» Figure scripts
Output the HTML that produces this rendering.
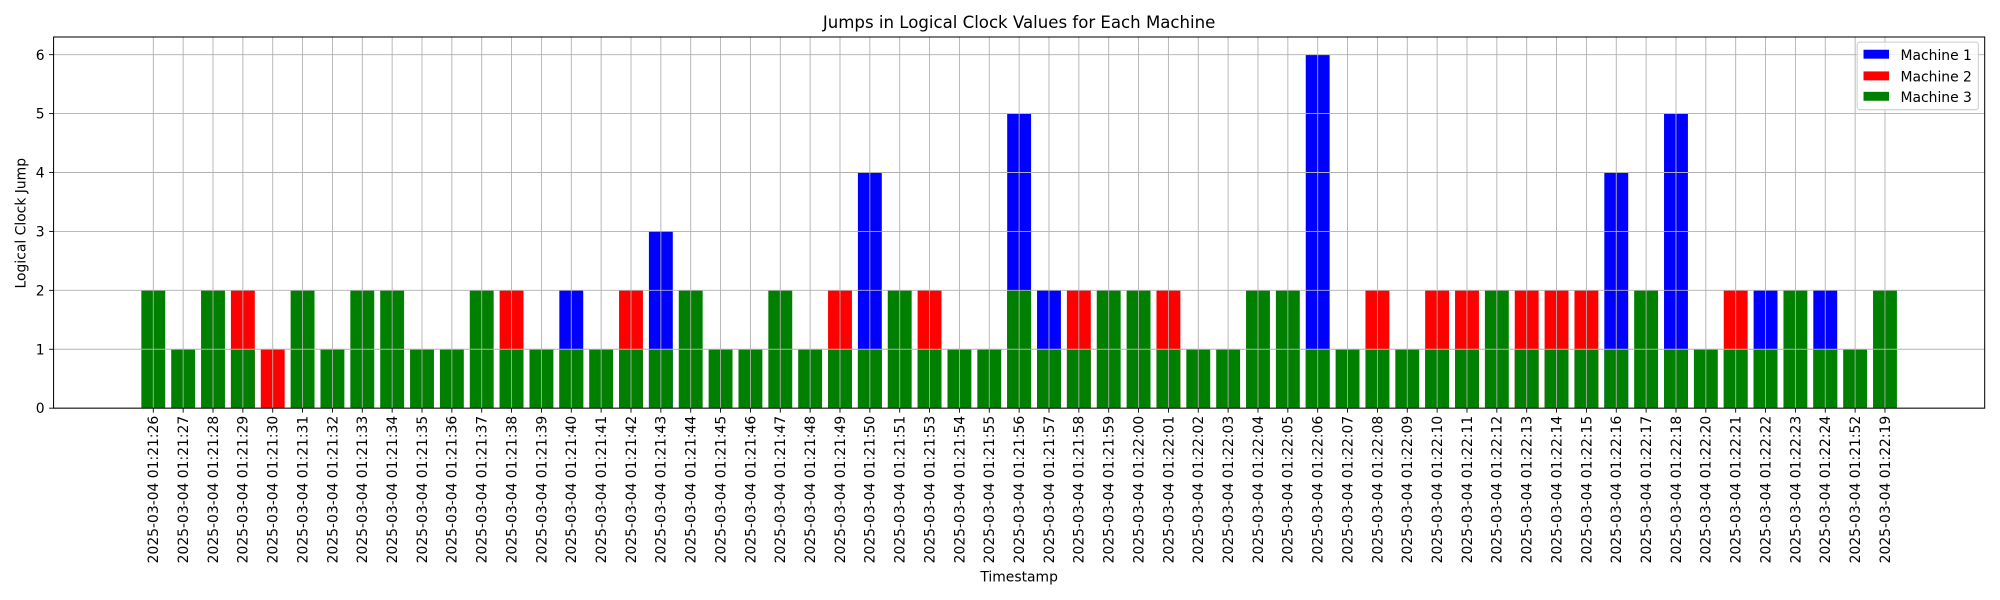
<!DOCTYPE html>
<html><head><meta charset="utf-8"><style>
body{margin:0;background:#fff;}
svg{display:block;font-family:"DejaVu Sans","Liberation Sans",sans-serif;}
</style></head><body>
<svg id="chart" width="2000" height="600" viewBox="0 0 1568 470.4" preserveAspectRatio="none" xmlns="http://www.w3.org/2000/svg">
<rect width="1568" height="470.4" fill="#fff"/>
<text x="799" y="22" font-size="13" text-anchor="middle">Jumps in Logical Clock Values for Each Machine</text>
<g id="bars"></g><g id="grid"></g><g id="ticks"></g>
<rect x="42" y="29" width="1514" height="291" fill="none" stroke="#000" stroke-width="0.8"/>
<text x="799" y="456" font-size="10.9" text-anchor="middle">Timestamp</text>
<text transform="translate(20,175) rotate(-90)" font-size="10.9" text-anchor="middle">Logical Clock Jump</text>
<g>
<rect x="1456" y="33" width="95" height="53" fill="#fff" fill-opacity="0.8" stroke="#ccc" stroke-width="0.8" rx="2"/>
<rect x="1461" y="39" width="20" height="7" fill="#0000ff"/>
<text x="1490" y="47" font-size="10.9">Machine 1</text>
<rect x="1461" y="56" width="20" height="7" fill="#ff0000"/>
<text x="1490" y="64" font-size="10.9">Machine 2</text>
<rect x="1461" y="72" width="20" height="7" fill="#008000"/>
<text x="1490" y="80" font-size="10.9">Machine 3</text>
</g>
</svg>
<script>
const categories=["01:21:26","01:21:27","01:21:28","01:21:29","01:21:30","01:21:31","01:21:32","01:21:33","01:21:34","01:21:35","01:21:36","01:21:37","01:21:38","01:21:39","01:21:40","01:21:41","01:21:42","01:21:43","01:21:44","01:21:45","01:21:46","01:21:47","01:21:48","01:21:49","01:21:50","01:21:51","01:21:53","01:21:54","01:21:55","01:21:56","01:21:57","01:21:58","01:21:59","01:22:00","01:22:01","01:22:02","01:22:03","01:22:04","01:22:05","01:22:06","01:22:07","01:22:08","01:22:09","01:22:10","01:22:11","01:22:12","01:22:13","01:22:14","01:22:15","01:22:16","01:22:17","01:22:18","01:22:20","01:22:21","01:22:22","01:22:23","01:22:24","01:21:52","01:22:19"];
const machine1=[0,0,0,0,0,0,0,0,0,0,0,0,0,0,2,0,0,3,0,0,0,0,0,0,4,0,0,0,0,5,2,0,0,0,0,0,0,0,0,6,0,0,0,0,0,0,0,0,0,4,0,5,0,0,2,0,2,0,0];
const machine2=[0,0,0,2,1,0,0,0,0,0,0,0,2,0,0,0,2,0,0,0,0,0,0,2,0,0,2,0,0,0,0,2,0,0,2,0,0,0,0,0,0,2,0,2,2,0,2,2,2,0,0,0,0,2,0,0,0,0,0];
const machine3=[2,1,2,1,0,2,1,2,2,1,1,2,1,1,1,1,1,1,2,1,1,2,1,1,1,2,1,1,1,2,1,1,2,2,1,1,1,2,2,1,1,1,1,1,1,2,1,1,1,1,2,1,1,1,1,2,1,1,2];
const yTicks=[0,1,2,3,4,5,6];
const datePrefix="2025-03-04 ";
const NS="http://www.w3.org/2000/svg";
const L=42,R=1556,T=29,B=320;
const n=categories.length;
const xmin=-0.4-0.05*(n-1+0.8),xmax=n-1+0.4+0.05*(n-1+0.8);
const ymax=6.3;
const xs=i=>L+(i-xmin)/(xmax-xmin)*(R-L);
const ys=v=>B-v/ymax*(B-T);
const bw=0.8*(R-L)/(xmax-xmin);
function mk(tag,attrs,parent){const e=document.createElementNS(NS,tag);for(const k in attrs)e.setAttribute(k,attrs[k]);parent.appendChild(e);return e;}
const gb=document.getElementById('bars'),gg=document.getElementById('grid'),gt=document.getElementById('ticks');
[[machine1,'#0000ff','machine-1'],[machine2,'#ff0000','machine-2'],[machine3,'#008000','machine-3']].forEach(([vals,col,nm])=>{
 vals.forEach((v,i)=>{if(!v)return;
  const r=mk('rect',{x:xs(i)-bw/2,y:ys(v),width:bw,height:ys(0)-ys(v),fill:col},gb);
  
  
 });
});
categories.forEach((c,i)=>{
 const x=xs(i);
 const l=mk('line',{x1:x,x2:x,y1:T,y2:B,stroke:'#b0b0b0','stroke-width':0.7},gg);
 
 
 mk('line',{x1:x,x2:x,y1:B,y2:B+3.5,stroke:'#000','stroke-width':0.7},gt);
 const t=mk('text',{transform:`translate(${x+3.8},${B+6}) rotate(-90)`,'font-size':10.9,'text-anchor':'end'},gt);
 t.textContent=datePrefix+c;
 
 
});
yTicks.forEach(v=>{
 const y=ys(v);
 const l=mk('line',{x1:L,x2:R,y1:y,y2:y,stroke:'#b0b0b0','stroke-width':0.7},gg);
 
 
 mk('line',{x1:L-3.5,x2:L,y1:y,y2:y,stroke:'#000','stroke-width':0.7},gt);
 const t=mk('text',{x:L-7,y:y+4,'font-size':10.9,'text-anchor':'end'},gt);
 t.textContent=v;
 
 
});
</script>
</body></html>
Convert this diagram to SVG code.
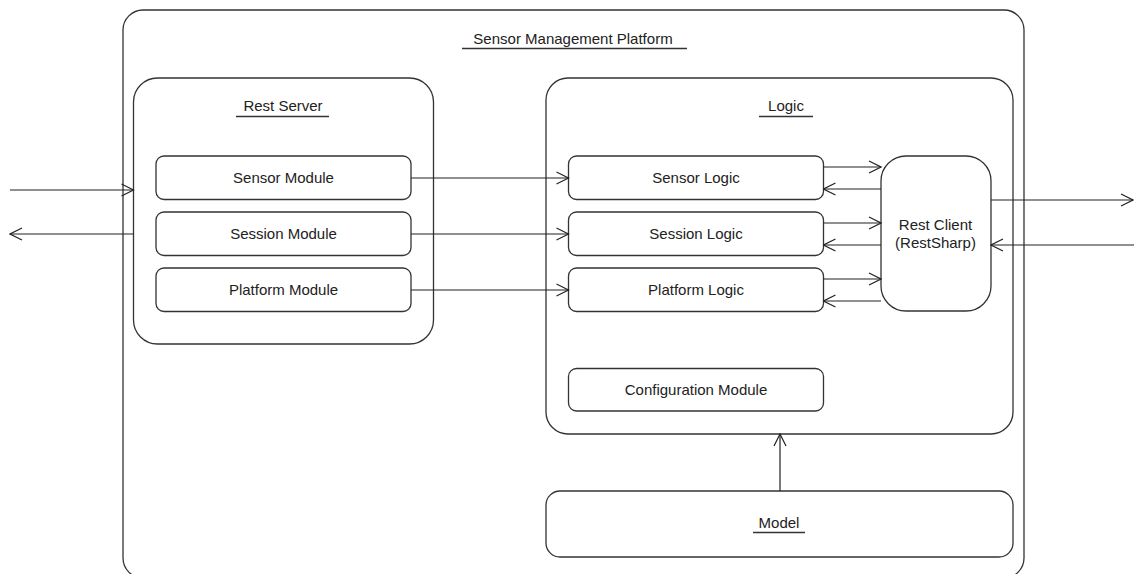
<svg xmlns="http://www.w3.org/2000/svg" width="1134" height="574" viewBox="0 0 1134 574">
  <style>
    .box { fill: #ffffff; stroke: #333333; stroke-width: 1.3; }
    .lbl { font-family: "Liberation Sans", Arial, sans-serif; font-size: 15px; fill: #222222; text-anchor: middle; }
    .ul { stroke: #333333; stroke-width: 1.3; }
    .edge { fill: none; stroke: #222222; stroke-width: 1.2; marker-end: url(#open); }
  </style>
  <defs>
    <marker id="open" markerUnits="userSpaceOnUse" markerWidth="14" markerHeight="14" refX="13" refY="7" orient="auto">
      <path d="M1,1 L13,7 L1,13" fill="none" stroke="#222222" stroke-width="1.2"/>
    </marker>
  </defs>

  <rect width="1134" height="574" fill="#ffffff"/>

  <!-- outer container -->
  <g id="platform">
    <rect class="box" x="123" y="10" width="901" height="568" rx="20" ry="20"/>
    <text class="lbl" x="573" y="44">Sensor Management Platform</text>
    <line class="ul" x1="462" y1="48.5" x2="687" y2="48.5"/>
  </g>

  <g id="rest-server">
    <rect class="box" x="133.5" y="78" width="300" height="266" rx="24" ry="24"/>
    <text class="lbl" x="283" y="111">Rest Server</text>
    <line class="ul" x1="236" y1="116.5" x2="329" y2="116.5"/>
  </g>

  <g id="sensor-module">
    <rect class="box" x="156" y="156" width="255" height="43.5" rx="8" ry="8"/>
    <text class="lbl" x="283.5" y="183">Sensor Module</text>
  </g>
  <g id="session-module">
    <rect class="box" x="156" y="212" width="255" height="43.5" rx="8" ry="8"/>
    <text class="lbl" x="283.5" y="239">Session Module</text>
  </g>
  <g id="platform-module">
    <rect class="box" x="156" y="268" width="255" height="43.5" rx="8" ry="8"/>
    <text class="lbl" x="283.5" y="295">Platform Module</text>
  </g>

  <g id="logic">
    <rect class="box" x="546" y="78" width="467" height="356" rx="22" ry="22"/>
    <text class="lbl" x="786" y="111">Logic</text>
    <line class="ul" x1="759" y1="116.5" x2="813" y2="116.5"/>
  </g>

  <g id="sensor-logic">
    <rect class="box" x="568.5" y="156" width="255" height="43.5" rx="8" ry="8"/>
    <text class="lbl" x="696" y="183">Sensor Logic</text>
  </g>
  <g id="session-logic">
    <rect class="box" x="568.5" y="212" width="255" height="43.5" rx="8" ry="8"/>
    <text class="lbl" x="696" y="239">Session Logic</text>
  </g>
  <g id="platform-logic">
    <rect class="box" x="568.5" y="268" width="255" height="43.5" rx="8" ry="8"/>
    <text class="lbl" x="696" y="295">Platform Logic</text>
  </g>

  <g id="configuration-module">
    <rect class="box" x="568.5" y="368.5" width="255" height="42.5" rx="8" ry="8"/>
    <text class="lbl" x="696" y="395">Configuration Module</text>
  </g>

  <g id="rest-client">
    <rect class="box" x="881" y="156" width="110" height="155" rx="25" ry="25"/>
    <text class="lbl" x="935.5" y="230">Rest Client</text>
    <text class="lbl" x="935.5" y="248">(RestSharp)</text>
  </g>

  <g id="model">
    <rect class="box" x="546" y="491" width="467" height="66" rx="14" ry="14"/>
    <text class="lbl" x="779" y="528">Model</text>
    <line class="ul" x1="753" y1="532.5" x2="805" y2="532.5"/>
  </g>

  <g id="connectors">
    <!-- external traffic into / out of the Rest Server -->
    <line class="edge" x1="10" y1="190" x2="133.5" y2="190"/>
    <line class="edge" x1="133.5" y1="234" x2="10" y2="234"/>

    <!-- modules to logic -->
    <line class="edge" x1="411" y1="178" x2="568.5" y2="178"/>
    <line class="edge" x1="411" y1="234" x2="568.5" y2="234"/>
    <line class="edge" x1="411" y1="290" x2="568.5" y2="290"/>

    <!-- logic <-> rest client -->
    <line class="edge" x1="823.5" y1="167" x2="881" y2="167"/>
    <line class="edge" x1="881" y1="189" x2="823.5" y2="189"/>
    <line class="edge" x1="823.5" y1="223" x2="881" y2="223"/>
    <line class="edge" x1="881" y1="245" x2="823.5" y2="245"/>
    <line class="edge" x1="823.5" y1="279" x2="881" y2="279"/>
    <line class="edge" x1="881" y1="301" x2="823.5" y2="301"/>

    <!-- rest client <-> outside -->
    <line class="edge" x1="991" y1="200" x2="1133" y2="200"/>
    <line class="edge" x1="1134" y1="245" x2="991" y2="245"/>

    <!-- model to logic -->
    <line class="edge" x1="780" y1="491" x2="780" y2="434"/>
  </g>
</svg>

» SET TASK
Read the data above and count the lines that include "this". Answer only with the count.

» FINISHED ANSWER
2